Ziel sollte es sein, Anwendungen wie Textverarbeitung, Planungsinstrumente oder Electronic Mail in den Gesamtkomplex Informationsverarbeitung zu integrieren, um den optimalen Nutzeffekt zu erreichen (siehe Abbildung 2).

Ein nicht zu unterschätzender Faktor ist auch die Einbindung der Kundschaft in den Rahmen der technischen Innovationen in diesem Bereich. In starkem Maße wird bereits heute der Kunde mit der Technik konfrontiert und muß lernen, diese auch zu akzeptieren beziehungsweise sie konform für seine Belange zu nutzen. Fehlt diese Akzeptanz, besteht die Gefahr, daß mühsam gewonnene Geschäftsverbindungen wieder verlorengehen.
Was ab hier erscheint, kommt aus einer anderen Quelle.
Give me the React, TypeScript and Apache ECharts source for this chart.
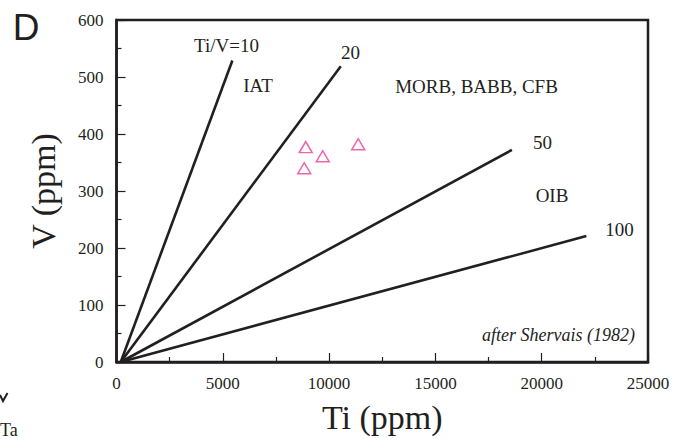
import React, { useEffect, useRef } from "react";
import * as echarts from "echarts";

// Ti/V reference lines: [start, end] in (Ti ppm, V ppm)
const lineTiV10: [number, number][] = [[200, 0], [5450, 529]];
const lineTiV20: [number, number][] = [[200, 0], [10550, 519]];
const lineTiV50: [number, number][] = [[200, 0], [18600, 372]];
const lineTiV100: [number, number][] = [[200, 0], [22100, 221]];

// Samples (Ti ppm, V ppm)
const samples: [number, number][] = [
  [8900, 377],
  [9700, 361],
  [8830, 340],
  [11370, 382],
];

const xTicks = { min: 0, max: 25000, interval: 5000 };
const yTicks = { min: 0, max: 600, interval: 100 };

const SERIF = "'Liberation Serif', 'Times New Roman', serif";
const INK = "#231f20";
const PINK = "#e8409c";

export default function App() {
  const ref = useRef<HTMLDivElement>(null);
  useEffect(() => {
    if (!ref.current) return;
    const chart = echarts.init(ref.current, null, { renderer: "svg" });
    const lineSeries = (data: [number, number][]) => ({
      type: "line",
      data,
      symbol: "none",
      silent: true,
      lineStyle: { color: INK, width: 2.6 },
      z: 3,
    });
    const annot = (text: string, x: number, y: number, extra: any = {}) => ({
      type: "text",
      x,
      y,
      style: {
        text,
        fontFamily: SERIF,
        fontSize: 19,
        fill: INK,
        align: "center",
        verticalAlign: "middle",
        ...extra,
      },
    });
    chart.setOption({
      animation: false,
      backgroundColor: "#ffffff",
      grid: {
        left: 116.5,
        top: 20,
        right: 31,
        bottom: 77,
        show: true,
        borderColor: INK,
        borderWidth: 2.5,
      },
      xAxis: {
        type: "value",
        min: xTicks.min,
        max: xTicks.max,
        interval: xTicks.interval,
        name: "Ti (ppm)",
        nameLocation: "middle",
        nameGap: 38,
        nameTextStyle: { fontFamily: SERIF, fontSize: 34, color: INK },
        axisLine: { show: true, lineStyle: { color: INK, width: 2.5 } },
        axisTick: { show: true, inside: true, length: 9, lineStyle: { color: INK, width: 1.2 } },
        minorTick: { show: true, splitNumber: 2, length: 5, lineStyle: { color: INK, width: 1.2 } },
        axisLabel: {
          fontFamily: SERIF,
          fontSize: 17,
          color: INK,
          margin: 13,
          showMinLabel: true,
          showMaxLabel: true,
          formatter: (v: number) => String(v),
        },
        splitLine: { show: false },
      },
      yAxis: {
        type: "value",
        min: yTicks.min,
        max: yTicks.max,
        interval: yTicks.interval,
        name: "V (ppm)",
        nameLocation: "middle",
        nameGap: 56,
        nameRotate: 90,
        nameTextStyle: { fontFamily: SERIF, fontSize: 34, color: INK },
        axisLine: { show: true, lineStyle: { color: INK, width: 2.5 } },
        axisTick: { show: true, inside: true, length: 9, lineStyle: { color: INK, width: 1.2 } },
        minorTick: { show: true, splitNumber: 2, length: 5, lineStyle: { color: INK, width: 1.2 } },
        axisLabel: {
          fontFamily: SERIF,
          fontSize: 17,
          color: INK,
          margin: 13,
          showMinLabel: true,
          showMaxLabel: true,
          formatter: (v: number) => String(v),
        },
        splitLine: { show: false },
      },
      series: [
        lineSeries(lineTiV10),
        lineSeries(lineTiV20),
        lineSeries(lineTiV50),
        lineSeries(lineTiV100),
        {
          type: "scatter",
          data: samples,
          symbol: "triangle",
          symbolSize: [13, 11],
          itemStyle: { color: "rgba(255,255,255,0)", borderColor: PINK, borderWidth: 1.5 },
          z: 4,
        },
      ],
      graphic: [
        annot("Ti/V=10", 226.5, 45),
        annot("20", 350.5, 52),
        annot("IAT", 258, 85),
        annot("MORB, BABB, CFB", 476.5, 86),
        annot("50", 542.5, 142.5),
        annot("OIB", 552, 195.5),
        annot("100", 619.5, 229),
        annot("after Shervais (1982)", 635, 335, { align: "right", fontStyle: "italic", fontSize: 18 }),
        {
          type: "text",
          x: 26,
          y: 27,
          style: {
            text: "D",
            fontFamily: "'Liberation Sans', Arial, sans-serif",
            fontSize: 37,
            fill: INK,
            align: "center",
            verticalAlign: "middle",
          },
        },
        {
          type: "polyline",
          shape: { points: [[0, 395], [3, 401], [7.5, 393]] },
          style: { stroke: INK, lineWidth: 2, fill: "none" },
        },
        {
          type: "text",
          x: 0,
          y: 439,
          style: {
            text: "Ta",
            fontFamily: SERIF,
            fontSize: 18,
            fill: INK,
            align: "left",
            verticalAlign: "bottom",
          },
        },
      ],
    });
    return () => chart.dispose();
  }, []);
  return <div ref={ref} style={{ width: 679, height: 439, position: "absolute", left: 0, top: 0 }} />;
}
Hier müssen geeignete Schulungsmaßnahmen geplant und realisiert werden, die auch psychologisch die gewisse Brisanz dieser Thematik berücksichtigen.

Auch die Auswirkungen der "neuen Technologien" auf das soziale Umfeld müssen untersucht und geeignete Maßnahmen getroffen werden, um die Mitarbeiter in allen Bereichen auf den Umbruch herkömmlicher Strukturen und Organisationsformen vorzubereiten. Die Akzeptanz auf allen Ebenen ist unabdingbare Voraussetzung für ein optimal funktionierendes Informations-Management.

Daß sich der Trend letztlich in Richtung auf eine Informationsgesellschaft hin bewegt, kann heute wohl kaum noch abgestritten werden. Daraus ergibt sich die Forderung, die Zeichen zu erkennen und die Entwicklungen in der bestmöglichen Weise zu nutzen.

Es kann auch nicht länger geleugnet werden, daß die traditionelle DV in absehbarer Zeit sterben und von der Informationsverarbeitung abgelöst werden wird. Auch die Öffnung hin zu neuen Strategien, wie zum Beispiel der Einsatz von Expertensystemen, stellt veränderte Anforderungen an das unternehmerische Denken und Handeln, wenn die sich bietenden Möglichkeiten zum Wohl des Unternehmens genutzt werden sollen.